__Data listing__:
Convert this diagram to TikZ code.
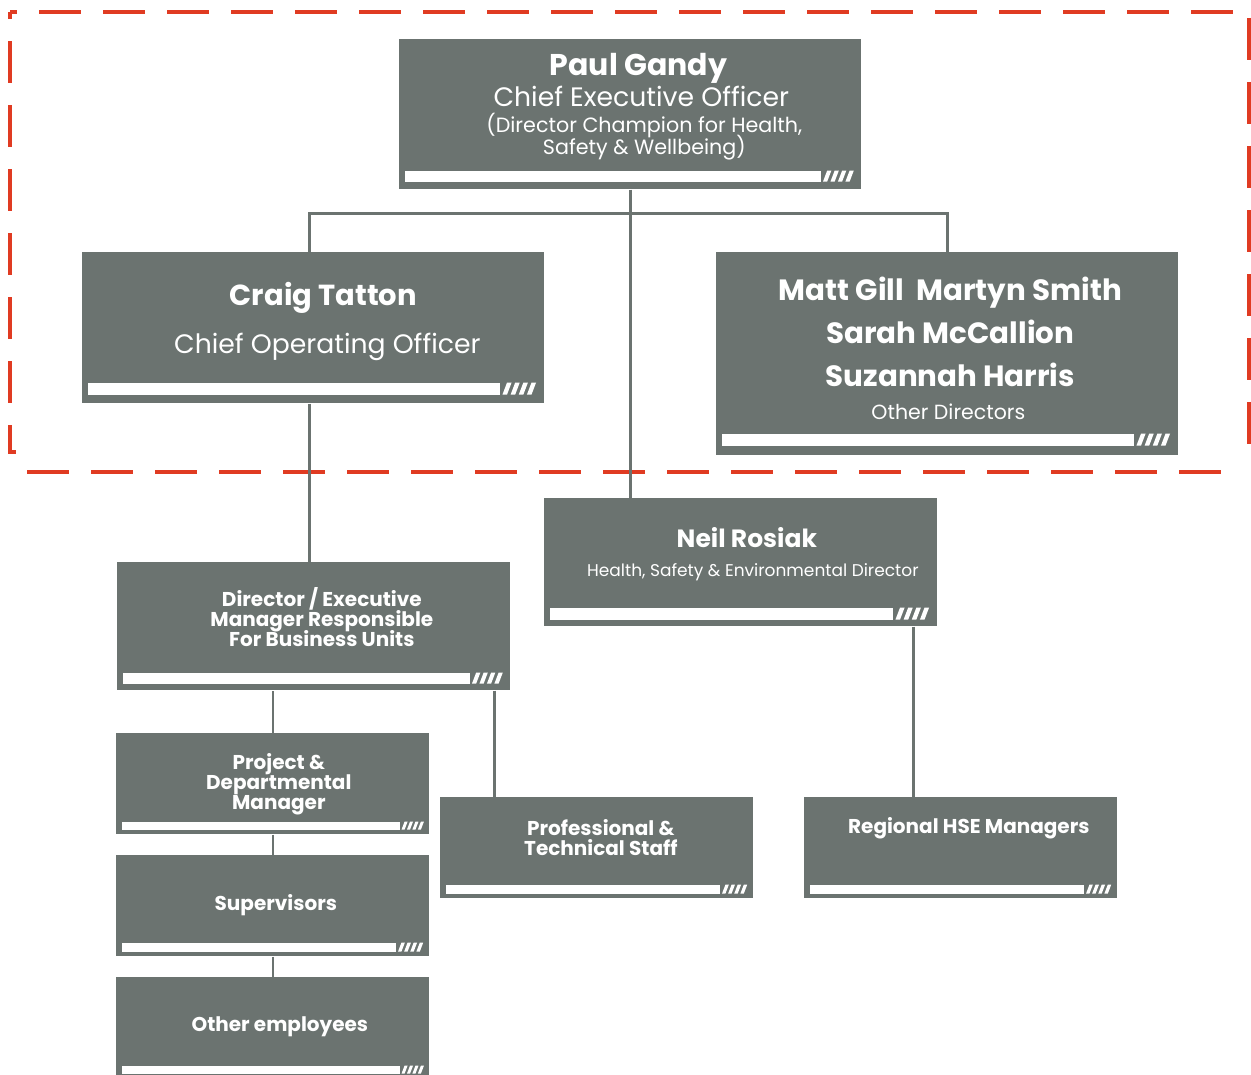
\documentclass[tikz,border=0pt]{standalone}
\usepackage{fontspec}
\setmainfont{Poppins}
\usepackage{xcolor}
\usepackage{tikz}
\usetikzlibrary{calc, positioning}
\definecolor{boxgrey}{HTML}{6B7370}
\definecolor{hsered}{HTML}{E03B22}
\setlength{\lineskiplimit}{-20pt}
\newcommand{\hsebar}[3]{%
  \fill[white] ($(#1.south west)+(6,-#3)$) rectangle ($(#1.south east)+({-3.72*#2},{-(#3+#2)})$);
  \foreach \k in {0,...,3}
    \fill[white] ($(#1.south east)+({-(0.8+(4-\k)*0.68)*#2},-#3)$) -- ++({0.38*#2},0)
      -- ++({0.38*#2},{-#2}) -- ++({-0.38*#2},0) -- cycle;
}

\begin{document}
\begin{tikzpicture}[
  x=0.6pt, y=-0.6pt,
  box/.style 2 args={fill=boxgrey, anchor=north west, inner sep=0pt,
              minimum width=#1*0.6pt, minimum height=#2*0.6pt},
  txt/.style={text=white, align=center, inner sep=0pt},
  bigname/.style={txt, font=\bfseries\fontsize{18}{20}\selectfont},
  bigrole/.style={txt, font=\fontsize{16}{18}\selectfont},
  smallrole/.style={txt, font=\fontsize{10.2}{13}\selectfont},
  unit/.style={txt, font=\bfseries\fontsize{12}{12}\selectfont},
  link/.style={draw=boxgrey, line width=1.5pt},
  frame/.style={draw=hsered, line width=2.4pt, dash pattern=on 25.2pt off 13.2pt},
]
  \useasboundingbox (0,0) rectangle (1251,1074);

  \draw[frame, dash phase=21pt] (10,12) -- (1249,12) -- (1249,452) -- (1243,452);
  \draw[frame, dash phase=21pt] (10,12) -- (10,452) -- (16,452);
  \draw[frame] (27,472) -- (1222,472);

  \node[box={462}{150}] (ceo) at (399,39) {};
  \node[box={462}{151}] (coo) at (82,252) {};
  \node[box={462}{203}] (dirs) at (716,252) {};
  \node[box={393}{128}] (neil) at (544,498) {};
  \node[box={393}{128}] (buexec) at (117,562) {};
  \node[box={313}{101}] (projmgr) at (116,733) {};
  \node[box={313}{101}] (superv) at (116,855) {};
  \node[box={313}{101}] (others) at (116,977) {};
  \node[box={313}{101}] (prof) at (440,797) {};
  \node[box={313}{101}] (regional) at (804,797) {};

  \node[bigname] (ceo-name) at ($(ceo.north)+(8,29)$) {Paul Gandy};
  \node[bigrole] (ceo-role) at ($(ceo.north)+(11,57)$) {Chief Executive Officer};
  \node[txt, font=\fontsize{12.4}{13.2}\selectfont] (ceo-note) at ($(ceo.north)+(14,98)$)
    {(Director Champion for Health,\\Safety \& Wellbeing)};
  \node[bigname, font=\bfseries\fontsize{17.4}{20}\selectfont] (coo-name) at ($(coo.north)+(10,46)$) {Craig Tatton};
  \node[bigrole] (coo-role) at ($(coo.north)+(14,95)$) {Chief Operating Officer};
  \node[txt, font=\bfseries\fontsize{17.6}{25.8}\selectfont] (dirs-names) at ($(dirs.north)+(3,80)$)
    {Matt Gill\ \ Martyn Smith\\Sarah McCallion\\Suzannah Harris};
  \node[txt, font=\fontsize{12.3}{13}\selectfont] (dirs-role) at ($(dirs.north)+(1,160)$) {Other Directors};
  \node[txt, font=\bfseries\fontsize{15}{17}\selectfont] (neil-name) at ($(neil.north)+(6,40)$) {Neil Rosiak};
  \node[smallrole] (neil-role) at ($(neil.north)+(12,74)$) {Health, Safety \& Environmental Director};
  \node[unit] (buexec-t) at ($(buexec.north)+(8,55)$) {Director / Executive\\Manager Responsible\\For Business Units};
  \node[unit] (projmgr-t) at ($(projmgr.north)+(6,51)$) {Project \&\\Departmental\\Manager};
  \node[unit] (superv-t) at ($(superv.north)+(3,50)$) {Supervisors};
  \node[unit] (others-t) at ($(others.north)+(7,50)$) {Other employees};
  \node[unit] (prof-t) at ($(prof.north)+(4,41)$) {Professional \&\\Technical Staff};
  \node[unit] (regional-t) at ($(regional.north)+(8,31)$) {Regional HSE Managers};

  \coordinate (fork) at ($(ceo.south)+(0,24)$);
  \coordinate (coo-tap) at ($(coo.north)+(-4,0)$);
  \coordinate (buexec-tap) at ($(buexec.south east)+(-16,0)$);
  \coordinate (neil-tap) at ($(neil.south east)+(-24,0)$);

  \draw[link] (ceo.south) -- (ceo.south |- neil.north);
  \draw[link] (coo-tap) |- (fork) -| (dirs.north);
  \draw[link] (coo-tap |- coo.south) -- (coo-tap |- buexec.north);
  \draw[link] (projmgr.north) -- (projmgr.north |- buexec.south);
  \draw[link] (buexec-tap) -- (buexec-tap |- prof.north);
  \draw[link] (projmgr.south) -- (superv.north);
  \draw[link] (superv.south) -- (others.north);
  \draw[link] (neil-tap) -- (neil-tap |- regional.north);

  \hsebar{ceo}{11}{8}
  \hsebar{coo}{12}{9}
  \hsebar{dirs}{12}{10}
  \hsebar{neil}{12}{7}
  \hsebar{buexec}{11}{7}
  \hsebar{projmgr}{8}{5}
  \hsebar{superv}{9}{5}
  \hsebar{others}{8}{5}
  \hsebar{prof}{9}{5}
  \hsebar{regional}{9}{5}
\end{tikzpicture}
\end{document}
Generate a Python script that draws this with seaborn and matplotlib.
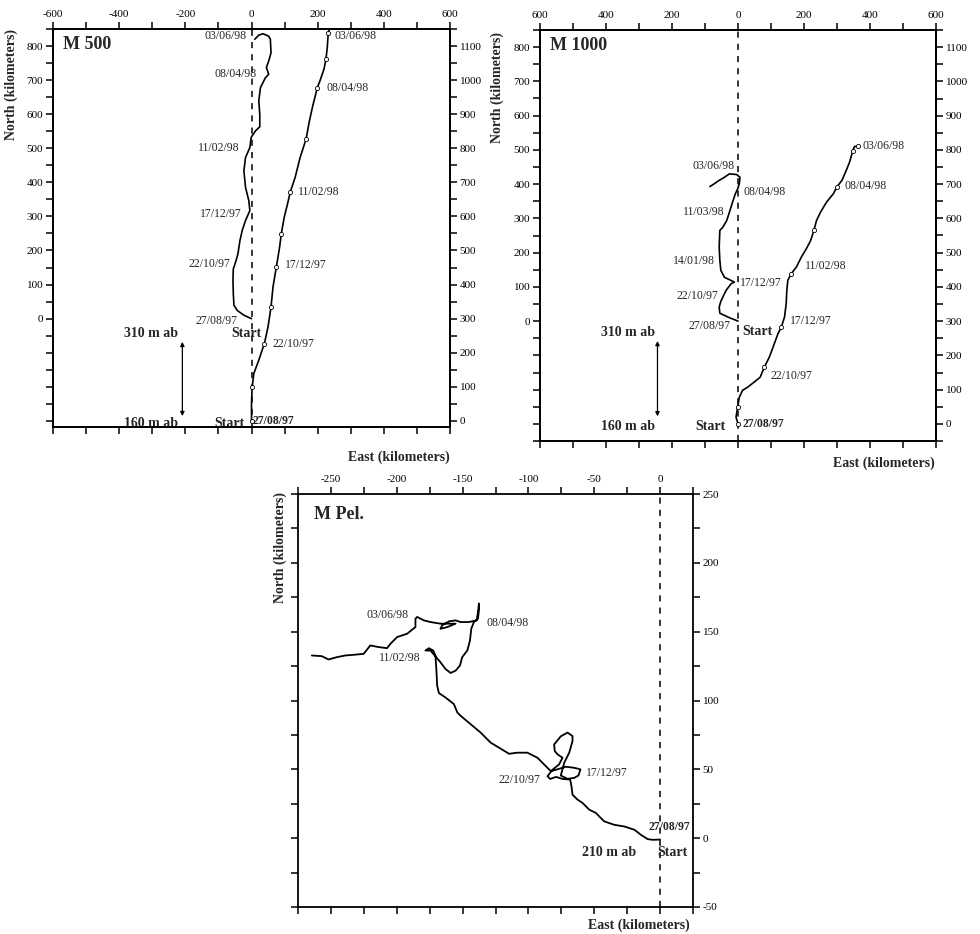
import matplotlib
matplotlib.use("Agg")
import matplotlib.pyplot as plt
import seaborn as sns
from matplotlib.ticker import MultipleLocator, FuncFormatter

# ---- M 500 : 310 m ab (left axis, km) ----
m500_up_east = [0, -23, -43, -53, -55, -56, -55, -48, -41, -35, -28, -18, -5, -8, -18, -23, -18, -5, -1, 12,
                25, 25, 22, 27, 42, 52, 45, 52, 59, 57, 52, 35, 22, 10]
m500_up_north = [0, 10, 24, 39, 73, 112, 146, 166, 190, 229, 259, 288, 317, 346, 385, 434, 473, 502, 532, 551,
                 563, 600, 639, 678, 707, 717, 737, 756, 780, 820, 829, 836, 832, 820]
# ---- M 500 : 160 m ab (right axis, km) ----
m500_dn_east = [0, 0, 2, 7, 22, 39, 50, 59, 65, 75, 85, 90, 99, 109, 117, 132, 147, 165, 175, 185,
                199, 207, 219, 225, 229, 232, 237]
m500_dn_north = [0, 51, 100, 139, 178, 227, 276, 334, 393, 451, 510, 549, 598, 637, 671, 715, 773, 827, 880, 924,
                 978, 998, 1032, 1061, 1095, 1139, 1152]

# ---- M 1000 : 310 m ab ----
m1000_up_east = [0, -26, -55, -57, -52, -46, -36, -21, -11, -26, -41, -52, -55, -57, -55, -46, -34, -26, -18, -8,
                 -1, 4, 6, -4, -26, -41, -57, -72, -85]
m1000_up_north = [0, 10, 23, 41, 58, 70, 90, 109, 114, 121, 128, 148, 177, 216, 265, 274, 294, 318, 343, 372,
                  386, 401, 420, 428, 430, 420, 411, 401, 393]
# ---- M 1000 : 160 m ab ----
m1000_dn_east = [0, -6, -1, 4, 14, 29, 49, 67, 80, 95, 110, 121, 131, 141, 146, 148, 151, 161, 177, 192,
                 207, 220, 230, 238, 250, 268, 289, 299, 315, 328, 338, 348, 353, 363]
m1000_dn_north = [0, 20, 49, 78, 98, 107, 122, 136, 166, 195, 234, 263, 282, 312, 351, 390, 419, 438, 458, 487,
                  511, 535, 565, 594, 618, 647, 672, 691, 711, 740, 764, 798, 810, 810]

# ---- M Pel. : 210 m ab ----
pel_east = [0, -5.6, -9.4, -14.5, -19.5, -27.2, -34.8, -42.4, -46.2, -48.7, -53.8, -58.9, -62.7, -66.5, -67.3,
            -68.3, -74, -79, -83.5, -85.5, -82.5, -78, -71.6, -65.2, -60.5, -62, -65.2, -70.3, -75.4, -72.8, -69,
            -66.5, -66.5, -70.3, -75.4, -80.5, -80, -77.9, -74.1, -76.7, -83, -93.1, -100.8, -108.4, -114.7,
            -122.3, -128.7, -136.3, -143.9, -151.5, -154, -156.6, -163, -168, -169.3, -169.8, -170.6, -172.3,
            -175.6, -178.2, -174.4, -166.8, -163, -159.1, -155.3, -152, -150.3, -146.4, -144.4, -143.4, -141.4,
            -138.3, -137.6, -137.6, -138.3, -139.3, -145.2, -151.5, -155.3, -160.4, -165.5, -166.8, -161.7,
            -155.3, -166.8, -174.4, -179.4, -184.5, -185.8, -185.8, -192.1, -199.7, -204.8, -207.4, -213.7,
            -220.1, -225.1, -232.7, -239.1, -245.4, -251.8, -256.9, -264.5]
pel_north = [-1, -1.2, -0.7, 2.4, 6.1, 8.5, 9.7, 12.2, 15.8, 18.3, 20.7, 25.6, 28, 31.6, 37.7,
             42.6, 43, 44.5, 43, 45, 48.7, 50, 51.9, 51.1, 50, 45.5, 43.8, 43.1, 45.5, 54.8, 62.1,
             70.6, 74.2, 76.7, 74, 68, 63.3, 60.9, 58.4, 53.6, 48.7, 58.4, 62.1, 62.1, 61.3,
             65.7, 69.4, 76.7, 82.8, 88.9, 91.3, 97.4, 102.2, 105.4, 110.8, 120.5, 132.7, 136.3,
             138, 136.3, 136.3, 127.8, 122.9, 120, 121.7, 125.4, 131.5, 136.3, 143.6, 152.1, 157,
             159.4, 165.5, 170.4, 164.3, 158.2, 157, 157, 158.2, 157.5, 154.6, 152.1, 153.3,
             155.8, 155.8, 157, 158.2, 160.7, 159.4, 153.4, 148.5, 146.1, 141.2, 138, 138.8,
             140, 133.9, 133.2, 132.7, 131.5, 129.8, 132.2, 132.7]

sns.set_theme(style="ticks")
plt.rcParams["font.family"] = ["Liberation Serif", "DejaVu Serif"]
plt.rcParams["axes.unicode_minus"] = False
plt.rcParams["axes.edgecolor"] = "black"


def track(ax, east, north, lw=1.2, **kw):
    sns.lineplot(x=east, y=north, ax=ax, sort=False, estimator=None, color="black", lw=lw, **kw)


def fmt(step, lo, hi, absval=False):
    def f(v, pos):
        r = int(round(v))
        if r % step == 0 and lo <= r <= hi:
            return str(abs(r)) if absval else str(r)
        return ""
    return FuncFormatter(f)


def frame(ax):
    for s in ax.spines.values():
        s.set_linewidth(1.3)
        s.set_color("black")
    ax.tick_params(which="both", direction="out", length=5, width=1.1, labelsize=8,
                   colors="black", pad=2)


circ = dict(marker="o", ms=3, mfc="white", mec="black", mew=0.6)
arrow = dict(arrowstyle="<|-|>", color="black", lw=0.9, mutation_scale=6, shrinkA=0, shrinkB=0)
DATE_FS = 8.5

fig = plt.figure(figsize=(9.8, 9.34), dpi=100)


def mooring_panel(rect, ylo, absval, up, dn, dn_marks, name, up_labels, dn_labels, bold_labels, arrow_x,
                  arrow_y, ylab_x, xlab_xy):
    ax = fig.add_axes(rect)
    axr = ax.twinx()
    ax.axvline(0, color="black", lw=1.1, ls=(0, (4, 4)))
    track(ax, up[0], up[1])
    track(axr, dn[0], dn[1], markevery=dn_marks, **circ)
    ax.set_xlim(-600, 600)
    ax.set_ylim(ylo, 850)
    axr.set_ylim(ylo + 300, 1150)
    for a in (ax, axr):
        frame(a)
    ax.xaxis.set_major_locator(MultipleLocator(100))
    ax.xaxis.set_major_formatter(fmt(200, -600, 600, absval))
    ax.tick_params(axis="x", top=True, bottom=True, labeltop=True, labelbottom=False)
    ax.yaxis.set_major_locator(MultipleLocator(50))
    ax.yaxis.set_major_formatter(fmt(100, 0, 800))
    axr.yaxis.set_major_locator(MultipleLocator(50))
    axr.yaxis.set_major_formatter(fmt(100, 0, 1100))
    ax.set_ylabel("North (kilometers)", fontsize=10, fontweight="bold")
    ax.yaxis.set_label_coords(ylab_x, 0.86)
    ax.set_xlabel("East (kilometers)", fontsize=10, fontweight="bold", loc="right")
    ax.xaxis.set_label_coords(*xlab_xy)
    axr.set_ylabel("")
    ax.text(-570, 805, name, fontsize=13, fontweight="bold", ha="left", va="center")
    for s, x, y, ha in up_labels:
        ax.text(x, y, s, ha=ha, va="center", fontsize=DATE_FS)
    for s, x, y in dn_labels:
        axr.text(x, y, s, ha="left", va="center", fontsize=DATE_FS)
    for s, x, y, ha, fs in bold_labels:
        ax.text(x, y, s, ha=ha, va="center", fontsize=fs, fontweight="bold")
    ax.annotate("", xy=(arrow_x, arrow_y[0]), xytext=(arrow_x, arrow_y[1]), arrowprops=arrow)
    return ax


mooring_panel([53 / 980, 1 - 427 / 934, 397 / 980, 398 / 934], -318, False,
              (m500_up_east, m500_up_north), (m500_dn_east, m500_dn_north),
              [0, 2, 5, 7, 9, 11, 14, 17, 20, 23, 25], "M 500",
              [("03/06/98", -15, 829, "right"), ("08/04/98", 15, 719, "right"), ("11/02/98", -35, 500, "right"),
               ("17/12/97", -30, 307, "right"), ("22/10/97", -65, 159, "right"), ("27/08/97", -43, -7, "right")],
              [("03/06/98", 252, 1129), ("08/04/98", 227, 978), ("11/02/98", 141, 673),
               ("17/12/97", 101, 456), ("22/10/97", 64, 227)],
              [("Start", -15, -44, "center", 10), ("310 m ab", -305, -44, "center", 10),
               ("160 m ab", -305, -307, "center", 10), ("Start", -66, -307, "center", 10),
               ("27/08/97", 3, -300, "left", 8.5)],
              -209, (-68, -286), -0.087, (1.0, -0.06))

mooring_panel([540 / 980, 1 - 441 / 934, 396 / 980, 411 / 934], -350, True,
              (m1000_up_east, m1000_up_north), (m1000_dn_east, m1000_dn_north),
              [0, 2, 8, 12, 17, 22, 27, 31, 33], "M 1000",
              [("03/06/98", -9, 453, "right"), ("08/04/98", 18, 377, "left"), ("11/03/98", -41, 318, "right"),
               ("14/01/98", -69, 177, "right"), ("17/12/97", 6, 111, "left"), ("22/10/97", -60, 72, "right"),
               ("27/08/97", -22, -13, "right")],
              [("03/06/98", 378, 811), ("08/04/98", 324, 694), ("11/02/98", 203, 460),
               ("17/12/97", 158, 300), ("22/10/97", 97, 141)],
              [("Start", 13, -30, "left", 10), ("310 m ab", -333, -32, "center", 10),
               ("160 m ab", -333, -307, "center", 10), ("Start", -85, -307, "center", 10),
               ("27/08/97", 13, -300, "left", 8.5)],
              -244, (-58, -278), -0.09, (0.997, -0.037))

# ---- M Pel. ----
ax3 = fig.add_axes([298 / 980, 1 - 907 / 934, 395 / 980, 413 / 934])
ax3.axvline(0, color="black", lw=1.1, ls=(0, (4, 4)))
track(ax3, pel_east, pel_north, lw=1.3)
ax3.set_xlim(-275, 25)
ax3.set_ylim(-50, 250)
frame(ax3)
ax3.xaxis.set_major_locator(MultipleLocator(25))
ax3.xaxis.set_major_formatter(fmt(50, -250, 0))
ax3.tick_params(axis="x", top=True, bottom=True, labeltop=True, labelbottom=False)
ax3.yaxis.set_major_locator(MultipleLocator(25))
ax3.yaxis.set_major_formatter(fmt(50, -50, 250))
ax3.tick_params(axis="y", left=True, right=True, labelleft=False, labelright=True)
ax3.set_ylabel("North (kilometers)", fontsize=10, fontweight="bold")
ax3.yaxis.set_label_position("left")
ax3.yaxis.set_label_coords(-0.029, 0.87)
ax3.set_xlabel("East (kilometers)", fontsize=10, fontweight="bold", loc="right")
ax3.xaxis.set_label_coords(0.992, -0.027)
ax3.text(-262.7, 235.4, "M Pel.", fontsize=13, fontweight="bold", ha="left", va="center")
for s, x, y, ha in [("03/06/98", -190.9, 161.9, "right"), ("08/04/98", -131.7, 156.5, "left"),
                    ("11/02/98", -182, 130.7, "right"), ("22/10/97", -90.6, 41.9, "right"),
                    ("17/12/97", -56.3, 47.5, "left")]:
    ax3.text(x, y, s, ha=ha, va="center", fontsize=DATE_FS)
for s, x, y, fs in [("27/08/97", 7.1, 7.8, 8.5), ("Start", 9.1, -10.5, 10), ("210 m ab", -38.8, -10.5, 10)]:
    ax3.text(x, y, s, ha="center", va="center", fontsize=fs, fontweight="bold")

fig.savefig("out.png", dpi=100, facecolor="white")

__Written instruction__: The required output is the exact run of lines from the start of the records through the line containing "(27,472) -- (1222,472);", both ends included, with no pictures.

__Full response__:
Convert this diagram to TikZ code.
\documentclass[tikz,border=0pt]{standalone}
\usepackage{fontspec}
\setmainfont{Poppins}
\usepackage{xcolor}
\usepackage{tikz}
\usetikzlibrary{calc, positioning}
\definecolor{boxgrey}{HTML}{6B7370}
\definecolor{hsered}{HTML}{E03B22}
\setlength{\lineskiplimit}{-20pt}
\newcommand{\hsebar}[3]{%
  \fill[white] ($(#1.south west)+(6,-#3)$) rectangle ($(#1.south east)+({-3.72*#2},{-(#3+#2)})$);
  \foreach \k in {0,...,3}
    \fill[white] ($(#1.south east)+({-(0.8+(4-\k)*0.68)*#2},-#3)$) -- ++({0.38*#2},0)
      -- ++({0.38*#2},{-#2}) -- ++({-0.38*#2},0) -- cycle;
}

\begin{document}
\begin{tikzpicture}[
  x=0.6pt, y=-0.6pt,
  box/.style 2 args={fill=boxgrey, anchor=north west, inner sep=0pt,
              minimum width=#1*0.6pt, minimum height=#2*0.6pt},
  txt/.style={text=white, align=center, inner sep=0pt},
  bigname/.style={txt, font=\bfseries\fontsize{18}{20}\selectfont},
  bigrole/.style={txt, font=\fontsize{16}{18}\selectfont},
  smallrole/.style={txt, font=\fontsize{10.2}{13}\selectfont},
  unit/.style={txt, font=\bfseries\fontsize{12}{12}\selectfont},
  link/.style={draw=boxgrey, line width=1.5pt},
  frame/.style={draw=hsered, line width=2.4pt, dash pattern=on 25.2pt off 13.2pt},
]
  \useasboundingbox (0,0) rectangle (1251,1074);

  \draw[frame, dash phase=21pt] (10,12) -- (1249,12) -- (1249,452) -- (1243,452);
  \draw[frame, dash phase=21pt] (10,12) -- (10,452) -- (16,452);
  \draw[frame] (27,472) -- (1222,472);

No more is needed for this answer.